Of course the next step is the drywall. But what used to be a clear expanse of wall awaiting a generic 4x8 sheet of drywall now needs several precisely cut square holes to accommodate all those outlets and switches I just added. (I’m not sure now even where my black light is anymore… who put all these darn outlets in anyway?!?). Now I suppose if I were a real drywaller I could make all the holes line up perfectly with the boxes and have the sheet somewhere near the studs and adjacent panels—but I’m not. The secret to this problem is BIG HOLES! (I considered using a shotgun by the end of the build). The problem with big holes around all the boxes is it makes a lot more work for the tape and texture people.

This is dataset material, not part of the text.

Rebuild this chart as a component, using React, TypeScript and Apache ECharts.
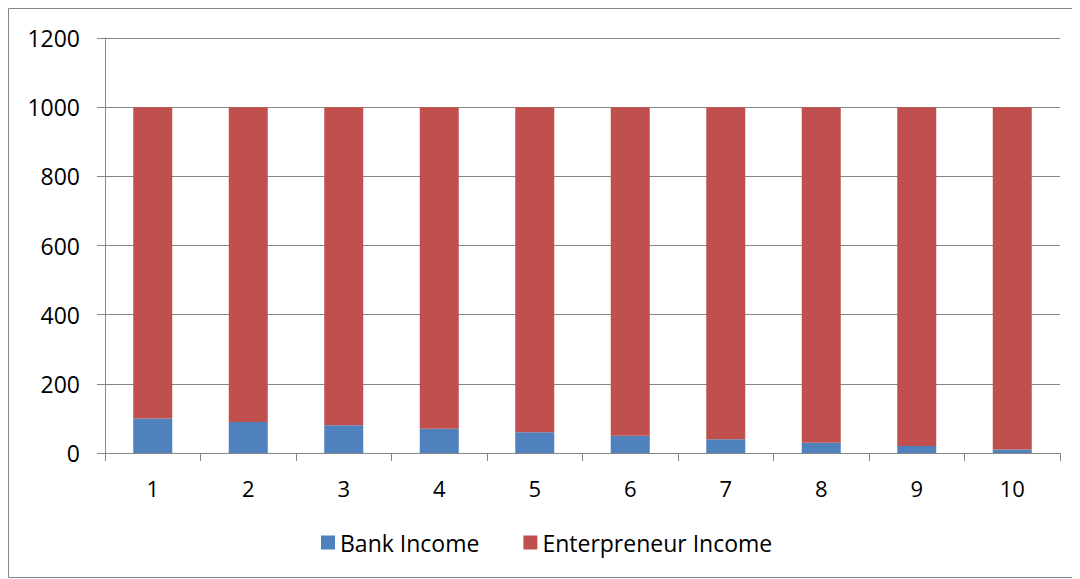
import React, { useEffect, useRef } from "react";
import * as echarts from "echarts";

const categories = ["1", "2", "3", "4", "5", "6", "7", "8", "9", "10"];
const bankIncome = [100, 90, 80, 70, 60, 50, 40, 30, 20, 10];
const enterpreneurIncome = [900, 910, 920, 930, 940, 950, 960, 970, 980, 990];
const yTicks = { min: 0, max: 1200, interval: 200 };

const FONT = "'Open Sans', 'Noto Sans', sans-serif";

export default function App() {
  const ref = useRef<HTMLDivElement>(null);
  useEffect(() => {
    if (!ref.current) return;
    const chart = echarts.init(ref.current, null, { renderer: "svg" });
    chart.setOption({
      animation: false,
      backgroundColor: "#ffffff",
      textStyle: { fontFamily: FONT },
      graphic: [
        {
          type: "rect",
          shape: { x: 0.5, y: 0.5, width: 1069, height: 569 },
          style: { fill: "none", stroke: "#868686", lineWidth: 1 },
          silent: true,
        },
      ],
      grid: { left: 97, top: 30, width: 955, height: 415, containLabel: false },
      legend: {
        data: ["Bank Income", "Enterpreneur Income"],
        left: 308,
        top: 518,
        itemWidth: 14,
        itemHeight: 14,
        itemGap: 44,
        icon: "rect",
        textStyle: { fontFamily: FONT, fontSize: 23, color: "#000" },
      },
      xAxis: {
        type: "category",
        data: categories,
        axisLine: { lineStyle: { color: "#868686", width: 1 } },
        axisTick: { show: true, length: 8, lineStyle: { color: "#868686" } },
        axisLabel: { fontFamily: FONT, fontSize: 22, color: "#000", margin: 24 },
      },
      yAxis: {
        type: "value",
        min: yTicks.min,
        max: yTicks.max,
        interval: yTicks.interval,
        axisLine: { show: true, lineStyle: { color: "#868686", width: 1 } },
        axisTick: { show: true, length: 8, lineStyle: { color: "#868686" } },
        axisLabel: {
          fontFamily: FONT,
          fontSize: 23,
          color: "#000",
          margin: 25,
          formatter: (v: number) => String(v),
        },
        splitLine: { show: true, lineStyle: { color: "#868686", width: 1 } },
      },
      series: [
        {
          name: "Bank Income",
          type: "bar",
          stack: "total",
          data: bankIncome,
          barWidth: 39,
          itemStyle: { color: "#4F81BD" },
        },
        {
          name: "Enterpreneur Income",
          type: "bar",
          stack: "total",
          data: enterpreneurIncome,
          barWidth: 39,
          itemStyle: { color: "#C0504D" },
        },
      ],
    });
    return () => chart.dispose();
  }, []);
  return <div ref={ref} style={{ width: 1072, height: 571 }} />;
}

So yesterday I was  taping and texturing joint compound making square openings around all those ‘cheap’ outlet boxes (Jeez—what did that drywall guy use, a shotgun or something?!?) and I was seriously rethinking my ‘cost estimate’ process for office features. Keep in mind we are still only in the ‘build’ level of the four levels of cost.

Thankfully I have my little research project to come back to when I’m exhausted from doing real work. But all that construction work (and some actual research) has led me to ask, “How many times does one pay for complex pay rules?” How does this escalate and can we put a TOC number on them in the same way we could add up the extra cost of drywalling labor back to our ‘Five-dollar outlet’ and see it is really SEVEN (plus 30 cents a year in electricity for the black light).

With complex pay codes we are finding the additional cost is not always exposed in the next step of the ‘build’ like making holes in drywall the day after the outlets go in. In fact, most of the time we are seeing that the additional cost of maintaining and modifying complex pay environments comes from what appeared to be inconsequential decisions made years ago. For example, a Kronos client was paying huge amounts of double time because of a shift/day divide setting. When we went to change the setting to reset at midnight (so the emp would go back to earning straight pay) we ran afoul of the late shift people who still needed to be paid overtime. We had to make even more rules.

What our research models and data show us thus far is that a bottom up approach to this analysis will get complicated and become difficult to associate follow on costs back to each individual pay rule or structure. While we may be able to trend these costs into type we are looking now at a step costing model with one of our clients  who is, let’s say – more creative –when it comes to pay policies. This model will be what I call a ‘cost avoidance’ approach. We will look at the money that would not have been spent (but was) if the pay complexity remained at a certain level then associate those actual costs back to the complexity added. Allocation, like texturing drywall, is a little bit of an art in how you spread it around but the preliminary data shows we are likely to get some practical associations—at least at the first step. Later steps are harder to estimate because the additional complexity was added and with it often more resources like people or modules. These generally bring more capacity than immediately needed with their cost which increases contribution margin for follow on costs. (Can you tell I’ve enlisted some serious finance guys to help me work the numbers?). Put more simply, while it costs more to buy that nifty drywall hole saw because of all the outlets you wanted to put in, once you buy it it then lowers the cost of putting in future outlets. So you can’t always add the additional costs without also seeing the benefit of reduced cost down the road in some cases.

Although my electrical outlet costing experience will probably not provide direct insight into our Kronos pay policy cost analysis it has reminded me to stay ‘grounded’ so to speak in basic, real world things rather than spin a bunch of numbers around coming up with an allocation. The plural of anecdote is not data as one of our readers reminded me. Of course he also had a story about a group of electricians whose pay rate increased the higher they went up the pole so who knows what shocking things this outlet may lead to… Okay, maybe it’s time to stop writing and start painting.